Começamos a conversar sobre nossas vidas e o cinema, e é o que continuamos a fazer até hoje, 12 ou 13 anos depois. É como um relacionamento romântico, já que não há limites.

Como se dá a dinâmica entre vocês?

Estabelecemos um protocolo bastante particular. Conversamos sobre um filme e os personagens durante meses, criamos um esboço bastante detalhado e ele escreve a primeira versão.

Isto pode levar de quatro meses a um ano. Esta primeira versão é o que considero o trabalho mais pesado, já que ele encara as páginas em branco. Depois, quando temos a primeira versão, às vezes uma segunda, lentamente ele vai se tornando o meu roteiro. Ou seja, a gente começa junto, o Maurício cria do nada e eu pego o que ele criou e torno isso meu.

Estão trabalhando em um novo projeto?

Estamos e está uma delícia. Ele é uma das grandes pessoas que conheço, é padrinho do meu filho. Nós temos o mesmo senso de humor, que é o que torna este trabalho possível.

Acho que o Maurício tem uma qualidade especificamente brasileira que prezo muito. Tem a ver com certo tipo de liberdade. Sou um norte-americano, então sou puritano.
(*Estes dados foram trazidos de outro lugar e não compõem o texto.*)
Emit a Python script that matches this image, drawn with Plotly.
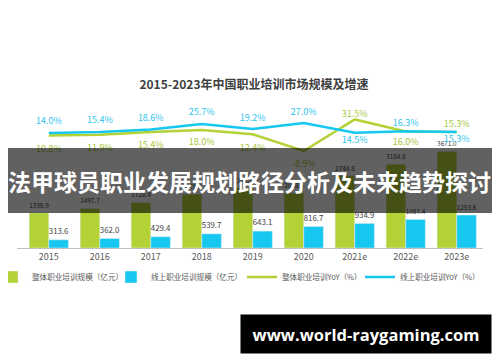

O Maurício tem uma liberdade que é muito significativa. A propósito, também tenho um relacionamento muito longo com um montador brasileiro, Affonso Gonçalves. Já fizemos seis filmes juntos. Tenho muitos brasileiros na minha vida.

PASSAGENS
• (França/Alemanha, 2023, 91 min.) De Ira Sachs. Com Franz Rogowski, Adèle Exarchopoulos e Ben Whishaw. 
• Estreia nesta quinta (17/8) nos cines Centro Cultural Unimed-BH Minas 1, às 18h30; Ponteio 4, às 16h25 (sex e sab) e 18h40 (qui, dom a qua); UNA Cine Belas Artes 3, às 20h20.